This summer’s been so damn ludicrous in terms of player movement and the lack thereof that one can’t rule anything out, but the concept of Nash going to a team that desperately needs to add a defenseman, not a forward whose asking price would leave the same crater in the Wings’ forward and prospect corps that Nicklas Lidstrom’s retirement and Brad Stuart’s exit has created on the blueline makes the Columbus Dispatch’s Michael Arace’s frustration with the Nash-to-Detroit theory seem misguided at best:
he Detroit Red Wings are in the Rick Nash derby. Please, not Detroit. Not there. Have mercy for long-suffering Blue Jackets fans. If the captain wants out, ship him. This has dragged on long enough. It is torturous. It makes the franchise look like something even worse than a last-place team. Please, though, do not cave in to Detroit.
Granted, the Jackets have a perception problem, especially as it relates to swinging a big trade. The problem was exacerbated on the eve of the draft, when Pittsburgh Penguins general manager Ray Shero and his Carolina Hurricanes counterpart, Jim Rutherford, pulled off a blockbuster that included Jordan Staal, Brandon Sutter and a first-round draft pick. It was huge, fast, neat and clean. Jackets fans saw it go down and buried their heads in their hands. Where is the action on Nash?
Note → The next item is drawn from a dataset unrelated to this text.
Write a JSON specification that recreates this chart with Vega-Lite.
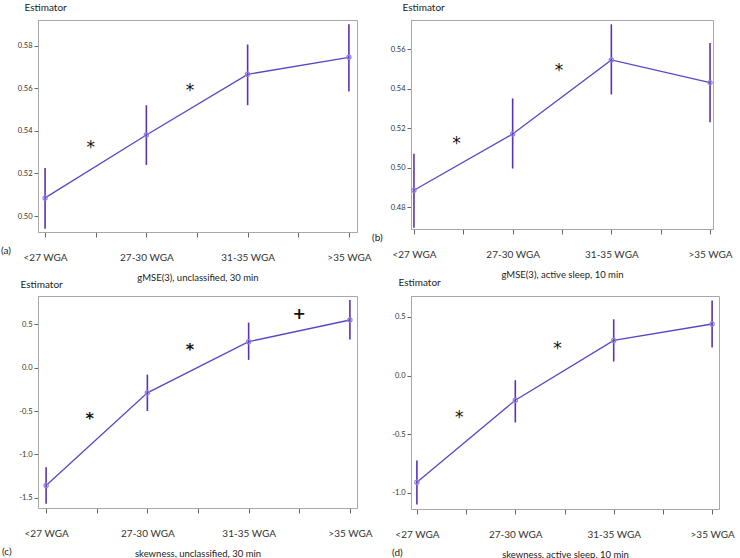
{
  "$schema": "https://vega.github.io/schema/vega-lite/v6.json",
  "padding": {"left": 0, "top": 1, "right": 0, "bottom": 0},
  "background": "white",
  "datasets": {
    "ests": [
      {"p": "a", "g": 1, "est": 0.5085, "lo": 0.494, "hi": 0.5225},
      {"p": "a", "g": 2, "est": 0.538, "lo": 0.524, "hi": 0.552},
      {"p": "a", "g": 3, "est": 0.5665, "lo": 0.552, "hi": 0.5805},
      {"p": "a", "g": 4, "est": 0.5745, "lo": 0.5585, "hi": 0.590},
      {"p": "b", "g": 1, "est": 0.4885, "lo": 0.4695, "hi": 0.507},
      {"p": "b", "g": 2, "est": 0.517, "lo": 0.4995, "hi": 0.535},
      {"p": "b", "g": 3, "est": 0.5545, "lo": 0.537, "hi": 0.5725},
      {"p": "b", "g": 4, "est": 0.543, "lo": 0.523, "hi": 0.563},
      {"p": "c", "g": 1, "est": -1.36, "lo": -1.57, "hi": -1.15},
      {"p": "c", "g": 2, "est": -0.29, "lo": -0.5, "hi": -0.08},
      {"p": "c", "g": 3, "est": 0.30, "lo": 0.09, "hi": 0.52},
      {"p": "c", "g": 4, "est": 0.55, "lo": 0.325, "hi": 0.78},
      {"p": "d", "g": 1, "est": -0.91, "lo": -1.1, "hi": -0.725},
      {"p": "d", "g": 2, "est": -0.21, "lo": -0.4, "hi": -0.04},
      {"p": "d", "g": 3, "est": 0.30, "lo": 0.12, "hi": 0.48},
      {"p": "d", "g": 4, "est": 0.44, "lo": 0.24, "hi": 0.64}
    ],
    "sig": [
      {"p": "a", "g": 1.45, "est": 0.534, "s": "*"},
      {"p": "a", "g": 2.43, "est": 0.5605, "s": "*"},
      {"p": "b", "g": 1.43, "est": 0.514, "s": "*"},
      {"p": "b", "g": 2.47, "est": 0.551, "s": "*"},
      {"p": "c", "g": 1.43, "est": -0.55, "s": "*"},
      {"p": "c", "g": 2.42, "est": 0.25, "s": "*"},
      {"p": "c", "g": 3.5, "est": 0.66, "s": "+"},
      {"p": "d", "g": 1.43, "est": -0.33, "s": "*"},
      {"p": "d", "g": 2.43, "est": 0.26, "s": "*"}
    ]
  },
  "columns": 2,
  "bounds": "flush",
  "spacing": {"column": 54, "row": 64},
  "concat": [
    {
      "width": 319, "height": 212,
      "title": {"text": "(a)", "orient": "bottom", "anchor": "start", "frame": "group", "dx": -37, "dy": -40},
      "encoding": {
        "x": {"field": "g", "type": "quantitative", "scale": {"domain": [0.93, 4.08], "nice": false, "zero": false},
          "axis": {"values": [1, 1.5, 2, 2.5, 3, 3.5, 4], "labelExpr": "datum.value==1?'<27 WGA':datum.value==2?'27-30 WGA':datum.value==3?'31-35 WGA':datum.value==4?'>35 WGA':''", "title": "gMSE(3), unclassified, 30 min", "titlePadding": 10}}
      },
      "layer": [
        {"data": {"name": "ests"}, "transform": [{"filter": "datum.p=='a'"}],
         "mark": {"type": "rule", "color": "#5a32b4", "strokeWidth": 1.6},
         "encoding": {"y": {"field": "lo", "type": "quantitative", "title": "Estimator", "scale": {"domain": [0.4925, 0.592], "nice": false, "zero": false},
           "axis": {"values": [0.5, 0.52, 0.54, 0.56, 0.58], "labelExpr": "format(datum.value,'.2f')", "titleX": -14, "titleY": -10}},
           "y2": {"field": "hi"}}},
        {"data": {"name": "ests"}, "transform": [{"filter": "datum.p=='a'"}],
         "mark": {"type": "line", "color": "#5b46c6", "strokeWidth": 1.3},
         "encoding": {"y": {"field": "est", "type": "quantitative", "title": "Estimator", "scale": {"domain": [0.4925, 0.592], "nice": false, "zero": false}}}},
        {"data": {"name": "ests"}, "transform": [{"filter": "datum.p=='a'"}],
         "mark": {"type": "point", "filled": false, "color": "#9483dc", "size": 18, "strokeWidth": 1.2, "opacity": 1},
         "encoding": {"y": {"field": "est", "type": "quantitative", "title": "Estimator", "scale": {"domain": [0.4925, 0.592], "nice": false, "zero": false}}}},
        {"data": {"name": "sig"}, "transform": [{"filter": "datum.p=='a'"}],
         "mark": {"type": "text", "fontSize": 17, "color": "#111", "baseline": "middle", "dy": 4, "font": "DejaVu Sans"},
         "encoding": {"y": {"field": "est", "type": "quantitative", "title": "Estimator", "scale": {"domain": [0.4925, 0.592], "nice": false, "zero": false}}, "text": {"field": "s"}}}
      ]
    },
    {
      "width": 302, "height": 209,
      "title": {"text": "(b)", "orient": "bottom", "anchor": "start", "frame": "group", "dx": -39, "dy": -50},
      "encoding": {
        "x": {"field": "g", "type": "quantitative", "scale": {"domain": [0.97, 4.03], "nice": false, "zero": false},
          "axis": {"values": [1, 1.5, 2, 2.5, 3, 3.5, 4], "labelExpr": "datum.value==1?'<27 WGA':datum.value==2?'27-30 WGA':datum.value==3?'31-35 WGA':datum.value==4?'>35 WGA':''", "title": "gMSE(3), active sleep, 10 min", "titlePadding": 10}}
      },
      "layer": [
        {"data": {"name": "ests"}, "transform": [{"filter": "datum.p=='b'"}],
         "mark": {"type": "rule", "color": "#5a32b4", "strokeWidth": 1.6},
         "encoding": {"y": {"field": "lo", "type": "quantitative", "title": "Estimator", "scale": {"domain": [0.4689, 0.5747], "nice": false, "zero": false},
           "axis": {"values": [0.48, 0.5, 0.52, 0.54, 0.56], "labelExpr": "format(datum.value,'.2f')", "titleX": -9, "titleY": -10}},
           "y2": {"field": "hi"}}},
        {"data": {"name": "ests"}, "transform": [{"filter": "datum.p=='b'"}],
         "mark": {"type": "line", "color": "#5b46c6", "strokeWidth": 1.3},
         "encoding": {"y": {"field": "est", "type": "quantitative", "title": "Estimator", "scale": {"domain": [0.4689, 0.5747], "nice": false, "zero": false}}}},
        {"data": {"name": "ests"}, "transform": [{"filter": "datum.p=='b'"}],
         "mark": {"type": "point", "filled": false, "color": "#9483dc", "size": 18, "strokeWidth": 1.2, "opacity": 1},
         "encoding": {"y": {"field": "est", "type": "quantitative", "title": "Estimator", "scale": {"domain": [0.4689, 0.5747], "nice": false, "zero": false}}}},
        {"data": {"name": "sig"}, "transform": [{"filter": "datum.p=='b'"}],
         "mark": {"type": "text", "fontSize": 17, "color": "#111", "baseline": "middle", "dy": 4, "font": "DejaVu Sans"},
         "encoding": {"y": {"field": "est", "type": "quantitative", "title": "Estimator", "scale": {"domain": [0.4689, 0.5747], "nice": false, "zero": false}}, "text": {"field": "s"}}}
      ]
    },
    {
      "width": 319, "height": 212,
      "title": {"text": "(c)", "orient": "bottom", "anchor": "start", "frame": "group", "dx": -36, "dy": -15},
      "encoding": {
        "x": {"field": "g", "type": "quantitative", "scale": {"domain": [0.92, 4.07], "nice": false, "zero": false},
          "axis": {"values": [1, 1.5, 2, 2.5, 3, 3.5, 4], "labelExpr": "datum.value==1?'<27 WGA':datum.value==2?'27-30 WGA':datum.value==3?'31-35 WGA':datum.value==4?'>35 WGA':''", "title": "skewness, unclassified, 30 min", "titlePadding": 10}}
      },
      "layer": [
        {"data": {"name": "ests"}, "transform": [{"filter": "datum.p=='c'"}],
         "mark": {"type": "rule", "color": "#5a32b4", "strokeWidth": 1.6},
         "encoding": {"y": {"field": "lo", "type": "quantitative", "title": "Estimator", "scale": {"domain": [-1.619, 0.827], "nice": false, "zero": false},
           "axis": {"values": [-1.5, -1, -0.5, 0, 0.5], "labelExpr": "replace(format(datum.value,'.1f'),'\u2212','-')", "titleX": -18, "titleY": -9}},
           "y2": {"field": "hi"}}},
        {"data": {"name": "ests"}, "transform": [{"filter": "datum.p=='c'"}],
         "mark": {"type": "line", "color": "#5b46c6", "strokeWidth": 1.3},
         "encoding": {"y": {"field": "est", "type": "quantitative", "title": "Estimator", "scale": {"domain": [-1.619, 0.827], "nice": false, "zero": false}}}},
        {"data": {"name": "ests"}, "transform": [{"filter": "datum.p=='c'"}],
         "mark": {"type": "point", "filled": false, "color": "#9483dc", "size": 18, "strokeWidth": 1.2, "opacity": 1},
         "encoding": {"y": {"field": "est", "type": "quantitative", "title": "Estimator", "scale": {"domain": [-1.619, 0.827], "nice": false, "zero": false}}}},
        {"data": {"name": "sig"}, "transform": [{"filter": "datum.p=='c'"}],
         "mark": {"type": "text", "fontSize": 16, "color": "#111", "baseline": "middle", "dy": 4, "fontWeight": "bold", "font": "DejaVu Sans"},
         "encoding": {"y": {"field": "est", "type": "quantitative", "title": "Estimator", "scale": {"domain": [-1.619, 0.827], "nice": false, "zero": false}}, "text": {"field": "s"}}}
      ]
    },
    {
      "width": 308, "height": 213,
      "title": {"text": "(d)", "orient": "bottom", "anchor": "start", "frame": "group", "dx": -19, "dy": -15},
      "encoding": {
        "x": {"field": "g", "type": "quantitative", "scale": {"domain": [0.94, 4.07], "nice": false, "zero": false},
          "axis": {"values": [1, 1.5, 2, 2.5, 3, 3.5, 4], "labelExpr": "datum.value==1?'<27 WGA':datum.value==2?'27-30 WGA':datum.value==3?'31-35 WGA':datum.value==4?'>35 WGA':''", "title": "skewness, active sleep, 10 min", "titlePadding": 10}}
      },
      "layer": [
        {"data": {"name": "ests"}, "transform": [{"filter": "datum.p=='d'"}],
         "mark": {"type": "rule", "color": "#5a32b4", "strokeWidth": 1.6},
         "encoding": {"y": {"field": "lo", "type": "quantitative", "title": "Estimator", "scale": {"domain": [-1.139, 0.679], "nice": false, "zero": false},
           "axis": {"values": [-1, -0.5, 0, 0.5], "labelExpr": "replace(format(datum.value,'.1f'),'\u2212','-')", "titleX": -13, "titleY": -11}},
           "y2": {"field": "hi"}}},
        {"data": {"name": "ests"}, "transform": [{"filter": "datum.p=='d'"}],
         "mark": {"type": "line", "color": "#5b46c6", "strokeWidth": 1.3},
         "encoding": {"y": {"field": "est", "type": "quantitative", "title": "Estimator", "scale": {"domain": [-1.139, 0.679], "nice": false, "zero": false}}}},
        {"data": {"name": "ests"}, "transform": [{"filter": "datum.p=='d'"}],
         "mark": {"type": "point", "filled": false, "color": "#9483dc", "size": 18, "strokeWidth": 1.2, "opacity": 1},
         "encoding": {"y": {"field": "est", "type": "quantitative", "title": "Estimator", "scale": {"domain": [-1.139, 0.679], "nice": false, "zero": false}}}},
        {"data": {"name": "sig"}, "transform": [{"filter": "datum.p=='d'"}],
         "mark": {"type": "text", "fontSize": 17, "color": "#111", "baseline": "middle", "dy": 4, "font": "DejaVu Sans"},
         "encoding": {"y": {"field": "est", "type": "quantitative", "title": "Estimator", "scale": {"domain": [-1.139, 0.679], "nice": false, "zero": false}}, "text": {"field": "s"}}}
      ]
    }
  ],
  "config": {
    "font": "Lato",
    "view": {"stroke": "#a8a8a8", "strokeWidth": 1},
    "title": {"fontSize": 10, "fontWeight": "normal", "color": "#222", "font": "Lato"},
    "axis": {"grid": false, "labelFont": "Lato", "titleFont": "Lato", "labelColor": "#333", "titleColor": "#222", "domainColor": "#a8a8a8", "tickColor": "#666", "titleFontWeight": "normal", "labelOverlap": false, "labelBound": false, "labelFlush": false},
    "axisX": {"labelFontSize": 10, "titleFontSize": 9.5, "labelPadding": 15, "tickSize": 5, "titlePadding": 7},
    "axisY": {"labelFontSize": 7.5, "titleFontSize": 10, "tickSize": 4, "labelPadding": 2, "titleAngle": 0, "titleAlign": "left", "titleBaseline": "alphabetic"}
  }
}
The downtrodden supporters clinging to their allegiance to the local NHL franchise need resolution. Have they not been through enough? Do something — but do not send Nash to Detroit. That might be the only resolution that makes the situation worse here. Please, not Detroit. Granted, we cannot be sure how big a player the Red Wings are in the Nash derby, but we know they are involved. Please, rebuff them.
Now, can you imagine Nash playing with Pavel Datsyuk or Henrik Zetterberg in Detroit, and drumming the Jackets six times a season? Imagine Red Wings fans scalping off half the house at Nationwide Arena, reveling in the carnage and throwing seafood on the ice? Imagine this going on for six or eight or a dozen years? Please, say it ain’t so. The Red Wings are supposed to be archrivals. They play three hours up the road in Michigan. They are in the same division. Chase them, catch them and maybe, eventually, beat them — but do not help them.
Do not give them the only star the Jackets have ever had, the franchise’s career leader in every important offensive category, the man who was supposed to be the cornerstone of the enterprise. To do so would be a crime against sport. Is that an overstatement? I do not think so. Think of the fans. Think of the soul of the operation. It should have a soul, should it not?
There is only one scenario whereby Nash-to-Detroit would be acceptable, and that is if the Wings give up GM Ken Holland, coach Mike Babcock and a goaltender (preferably, Jimmy Howard). Absent such a weighty return, the Jackets are no closer to beating the Wings for another generation. Is that not the point, to beat them?
Howson, after five months of wrangling, has to be haggard, harried and maybe even desperate. We all want this ordeal to end. But it would go beyond farce if Nash is traded to the Wings for a parcel of prospects and picks. It would tear at the very core of a franchise that has little left at which to tear.
And the price the Wings would have to pay to land Nash would tear the very core of the franchise right out of the Wings’ heart and leave the Wings with a marquee forward and very little else going forward.
The free-agent pool is now wading-pool shallow on defencemen; the injury-prone Carlo Colaicovo, 29, or Chris Campoli, 27, might be the best of the rest.
Holland has insisted that free agency is not about making a splash or winning bidding wars; it’s about improving the team. And the Wings did strike new deals with backup netminder Jonas Gustavsson, ball of energy Jordin Tootoo, and former Red Wing Mikael Samuelsson.
The marquee names, so far at least, have passed them by. (The Wings tendered an offer to Zach Parise as well but did not want to pay as much as the Wild.)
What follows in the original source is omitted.